Working with the Tasso-team

Perhaps the key to our success with Tassomai was that we didn’t work in isolation. Happy to admit I didn’t know the ins and outs of the program I was phoning the very polite office staff with mundane and inane questions on a regular basis. I was unwittingly providing feedback to them with the sorts of ideas and problems staff faced such as duplicate accounts and incorrect email addresses for parents. Tassomai’s founder Murray also came to the school to show off the full capacity of the software which helped convince teachers of its value.

Carrots, sticks and number crunching for the SLT

An all encompassing Tassomai initiative had begun, plasma screens praising the week’s highest performers who were rewarded as part of the rewards policy, ‘compulsory catch up’ in form time or lunchtime for those not doing their work. We were able to do this as we assigned half the homework allocation for the rest of the year to Tassomai and half on our more traditional past paper question assignments as well as revision etc.  I was the “TassoMinder”, ever present in year assembly, reminding students to do the work regularly and in small chunks. Class teachers were made responsible for their groups and the weekly progress spreadsheet for the cohort was crunched by admin staff before the SLT meeting on the Tuesday evening.

The weekly review, combined with the year 11 monitoring and tracking, showed that we were on course for some encouraging results at GCSE. We were studying the now legacy OCR gateway triple science course, which had almost double the number of specification points compared to AQA triple, we didn’t have time in lessons to deliver skills, exam technique and complete the massive, content heavy course early enough to aid students with meaningful revision. Tassomai provided daily, low stakes, challenging, personalised continuous assessment. This helped students gain confidence which motivated them to further revise and caused a positive spiral effect in the months leading up to the exam.

Less time spent on marking, more time spent teaching

I’ve focussed so far on the advantages to students, which is of course the primary outcome; however, there were many other positive effects on teachers in what was a severely understaffed department. We were battling with gaps in learning, high expectations for dialogic marking, and everything else that comes with working in an outstanding, high performing grammar school.

Tassomai halved teacher marking in year 11. Halved it. In exchange, staff used Tassomai’s data to see what topics to revise with which students. It allowed more skills and practical revision to occur as AO1 was being covered largely by Tassomai. Yes, staff had to chase students who were lazy, but this happens with pen and paper homework too. Parents were regularly contacted with strengths and weaknesses. This has variable impact dependent on the parenting but it was providing much more regular feedback than we could otherwise offer.
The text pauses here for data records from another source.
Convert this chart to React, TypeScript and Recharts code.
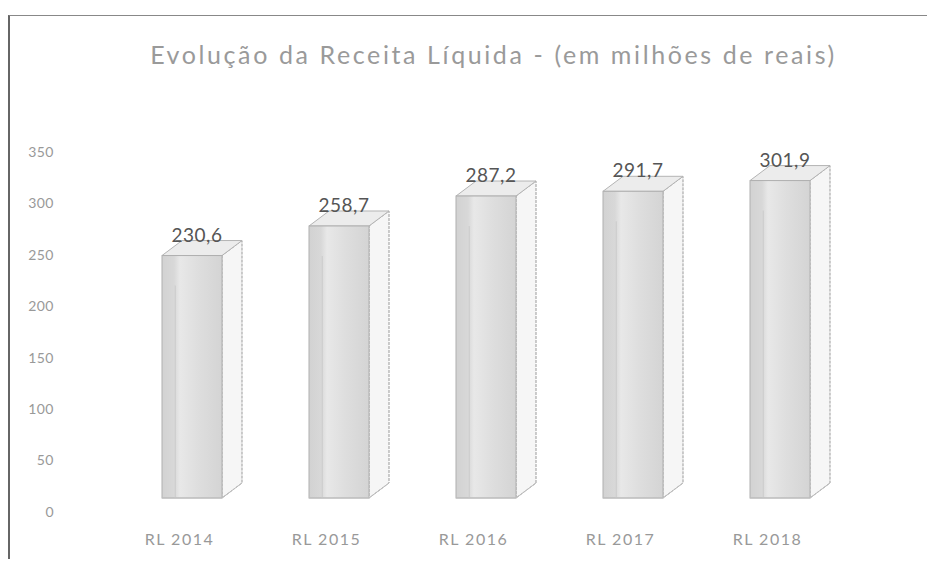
import { Bar, BarChart, LabelList, XAxis, YAxis } from 'recharts';

const categories = ['RL 2014', 'RL 2015', 'RL 2016', 'RL 2017', 'RL 2018'];
const receita = [230.6, 258.7, 287.2, 291.7, 301.9];
const yTicks = [0, 50, 100, 150, 200, 250, 300, 350];

const data = categories.map((name, i) => ({ name, receita: receita[i] }));

const FONT = 'Lato, "Open Sans", sans-serif';
const DEPTH_X = 20;
const DEPTH_Y = -15;
const SHIFT = 12;

function Box3D(props: any): React.ReactElement {
  const { x, y, width, height } = props;
  const fx = x + SHIFT;
  const bottom = y + height;
  const top = `${fx},${y} ${fx + DEPTH_X},${y + DEPTH_Y} ${fx + width + DEPTH_X},${y + DEPTH_Y} ${fx + width},${y}`;
  const side = `${fx + width},${y} ${fx + width + DEPTH_X},${y + DEPTH_Y} ${fx + width + DEPTH_X},${bottom + DEPTH_Y} ${fx + width},${bottom}`;
  const base = `${fx},${bottom} ${fx + width},${bottom} ${fx + width + DEPTH_X},${bottom + DEPTH_Y}`;
  return (
    <g>
      <polygon points={side} fill="#f6f6f6" stroke="#9a9a9a" strokeWidth={1} strokeDasharray="3 1" />
      <polygon points={top} fill="#ececec" stroke="#b4b4b4" strokeWidth={1} />
      <rect x={fx} y={y} width={width} height={height} fill="url(#glass)" stroke="#b0b0b0" strokeWidth={1} />
      <line x1={fx + width * 0.22} y1={y + 30} x2={fx + width * 0.22} y2={bottom} stroke="#cacaca" />
      <polyline points={base} fill="none" stroke="#c0c0c0" />
    </g>
  );
}

function ValueLabel(props: any): React.ReactElement {
  const { x, y, width, value } = props;
  return (
    <text
      x={x + SHIFT + width / 2 + 5}
      y={y - 14}
      textAnchor="middle"
      fill="#555"
      fontSize={19}
      letterSpacing={0.5}
      fontFamily={FONT}
    >
      {Number(value).toFixed(1).replace('.', ',')}
    </text>
  );
}

function YTick(props: any): React.ReactElement {
  const { x, y, payload } = props;
  return (
    <text
      x={x}
      y={y + 14 + payload.value * 0.023}
      dy="0.35em"
      textAnchor="end"
      fill="#999"
      fontSize={14}
      letterSpacing={0.5}
      fontFamily={FONT}
    >
      {payload.value}
    </text>
  );
}

export default function App(): React.ReactElement {
  return (
    <div style={{ position: 'relative', width: 927, height: 551, background: '#fff', overflow: 'hidden' }}>
      <div
        style={{
          position: 'absolute',
          left: 0,
          top: 7,
          width: 927,
          height: 546,
          borderLeft: '2px solid #666',
          borderTop: '1px solid #888',
        }}
      />
      <div
        style={{
          position: 'absolute',
          left: 22,
          top: 31,
          width: 927,
          textAlign: 'center',
          fontFamily: FONT,
          fontSize: 25,
          letterSpacing: 2.6,
          color: '#9a9a9a',
        }}
      >
        Evolução da Receita Líquida - (em milhões de reais)
      </div>
      <BarChart
        width={927}
        height={551}
        data={data}
        margin={{ top: 122, right: 60, bottom: 1, left: 0 }}
        style={{ position: 'absolute', left: 0, top: 0 }}
      >
        <defs>
          <linearGradient id="glass" x1="0" y1="0" x2="1" y2="0">
            <stop offset="0%" stopColor="#d2d2d2" />
            <stop offset="20%" stopColor="#d8d8d8" />
            <stop offset="30%" stopColor="#e8e8e8" />
            <stop offset="60%" stopColor="#dedede" />
            <stop offset="100%" stopColor="#d4d4d4" />
          </linearGradient>
        </defs>
        <XAxis
          dataKey="name"
          axisLine={false}
          tickLine={false}
          height={60}
          tickMargin={30}
          padding={{ left: 44, right: 34 }}
          tick={{ fill: '#999', fontSize: 16, fontFamily: FONT, letterSpacing: 1.5 }}
        />
        <YAxis
          domain={[0, 350]}
          ticks={yTicks}
          width={54}
          axisLine={false}
          tickLine={false}
          tick={<YTick />}
        />
        <Bar
          dataKey="receita"
          barSize={60}
          shape={<Box3D />}
          isAnimationActive={false}
        >
          <LabelList dataKey="receita" content={<ValueLabel />} />
        </Bar>
      </BarChart>
    </div>
  );
}
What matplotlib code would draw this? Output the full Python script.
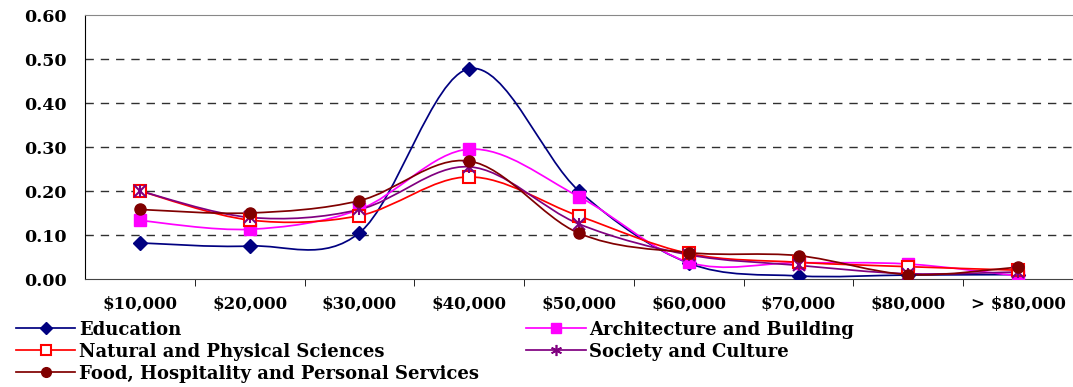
import numpy as np
import matplotlib.pyplot as plt
from matplotlib.path import Path
from matplotlib.patches import PathPatch
from matplotlib.lines import Line2D

# Share of graduates in each starting salary band, by field of study
salary_bands = ["$10,000", "$20,000", "$30,000", "$40,000", "$50,000",
                "$60,000", "$70,000", "$80,000", "> $80,000"]

education = [0.082, 0.075, 0.105, 0.478, 0.200, 0.036, 0.007, 0.009, 0.010]
architecture = [0.133, 0.113, 0.158, 0.295, 0.187, 0.038, 0.037, 0.034, 0.007]
natural_sciences = [0.200, 0.134, 0.144, 0.232, 0.143, 0.058, 0.038, 0.028, 0.020]
society_culture = [0.200, 0.140, 0.158, 0.255, 0.125, 0.055, 0.031, 0.012, 0.016]
food_hospitality = [0.158, 0.150, 0.178, 0.268, 0.104, 0.060, 0.053, 0.010, 0.027]

series = [
    ("Education", education, "#000080", "D", "#000080", 7),
    ("Architecture and Building", architecture, "#FF00FF", "s", "#FF00FF", 8),
    ("Natural and Physical Sciences", natural_sciences, "#FF0000", "s", "white", 8),
    ("Society and Culture", society_culture, "#800080", "x", "#800080", 8),
    ("Food, Hospitality and Personal Services", food_hospitality, "#800000", "o", "#800000", 8),
]

plt.rcParams["font.family"] = ["DejaVu Serif"]
plt.rcParams["font.weight"] = "bold"


def smooth_path(xs, ys):
    # spreadsheet-style smoothed line: cubic Bezier with neighbour tangents
    pts = np.column_stack([xs, ys]).astype(float)
    verts = [pts[0]]
    codes = [Path.MOVETO]
    n = len(pts)
    for i in range(n - 1):
        p0 = pts[i - 1] if i > 0 else pts[i]
        p1 = pts[i]
        p2 = pts[i + 1]
        p3 = pts[i + 2] if i + 2 < n else pts[i + 1]
        c1 = p1 + (p2 - p0) / 6.0
        c2 = p2 - (p3 - p1) / 6.0
        verts += [c1, c2, p2]
        codes += [Path.CURVE4] * 3
    return Path(verts, codes)


fig = plt.figure(figsize=(10.73, 3.87), dpi=100)
ax = fig.add_axes([85 / 1073, 1 - 279 / 387, 1 - 85 / 1073, 264 / 387])

x = np.arange(len(salary_bands))
handles = []
for name, vals, color, marker, face, size in series:
    ax.add_patch(PathPatch(smooth_path(x, vals), facecolor="none",
                           edgecolor=color, lw=1.25, zorder=3))
    mew = 1.5 if marker == "x" or face == "white" else 1.0
    ax.plot(x, vals, linestyle="none", marker=marker, ms=size,
            mfc=face, mec=color, mew=mew, zorder=4)
    if marker == "x":
        ax.plot(x, vals, linestyle="none", marker="|", ms=size,
                mec=color, mew=mew, zorder=4)
        h = Line2D([], [], color=color, lw=1.25, marker=(6, 2, 0), ms=size,
                   mec=color, mew=1.2)
    else:
        h = Line2D([], [], color=color, lw=1.25, marker=marker, ms=size - 1,
                   mfc=face, mec=color, mew=mew)
    handles.append((h, name))

ax.set_xlim(-0.5, len(salary_bands) - 0.5)
ax.set_ylim(0, 0.60)
ax.set_yticks(np.arange(0, 0.61, 0.10))
ax.set_yticklabels([f"{v:.2f}" for v in np.arange(0, 0.61, 0.10)], fontsize=12.5)
ax.set_xticks(x)
ax.set_xticklabels(salary_bands, fontsize=12)
ax.set_xticks(np.arange(0.5, len(salary_bands) - 0.5, 1), minor=True)
ax.tick_params(axis="x", which="major", length=0, pad=12)
ax.tick_params(axis="x", which="minor", length=5, direction="out", color="black")
ax.tick_params(axis="y", length=0, pad=13)

for y in np.arange(0.1, 0.55, 0.1):
    ax.axhline(y, color="#303030", lw=1.0, ls=(0, (6, 5)), zorder=1)

ax.spines["right"].set_visible(False)
ax.spines["top"].set_color("#888888")
ax.spines["left"].set_color("black")
ax.spines["bottom"].set_color("#444444")

order = [0, 2, 4, 1, 3]
fig.legend([handles[i][0] for i in order], [handles[i][1] for i in order],
           loc="upper left", bbox_to_anchor=(0.008, 0.19), ncol=2,
           frameon=False, fontsize=13, handlelength=3.3, handletextpad=0.2,
           labelspacing=0.22, columnspacing=2.6, borderaxespad=0)

fig.savefig("out.png", dpi=100)
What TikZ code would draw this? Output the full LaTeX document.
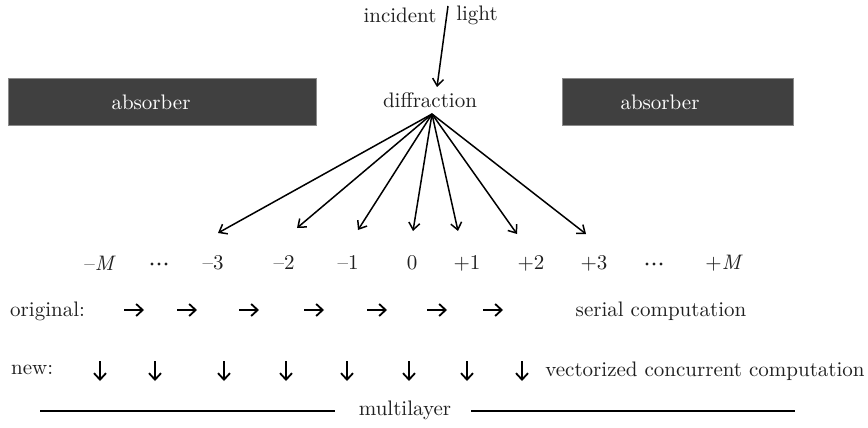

We shared the SAM grid at parents’ evenings to pinpoint areas of last minute revision. Every year 11 was using Tassomai. There were of course those who objected; we work with teenagers. However, often their adolescent pedagogical objections were usually cover for the fact they were late starting the course and had left themselves too much to do in such a short space of time and therefore decided they wouldn’t do it. They did do it, in form times and at lunch.

The impact on grades…

Results in science that year jumped 10% A*/A with our triple cohort in each discipline. However, our best improvement was the number of students gaining at least a B in the core and additional course. On a tough spec where grade boundaries reflected a national weakness, students who knew more science benefitted.

I believe Tassomai helped them know more stuff and that it helped teachers teach the students how to apply it to questions and hone exam technique rather than spend time inventing creative knowledge quizzes.

The following year we rolled out Tassomai to our sister secondary schools in the multi academy trust – not just in year 11 but in year 10 too – as we wanted to further embed the idea of using technology to aid continual reinforcement rather than last minute cramming. I left the trust at this point, but believe that Tassomai continues to benefit students in their understanding, teachers in their teaching and the school in terms of results.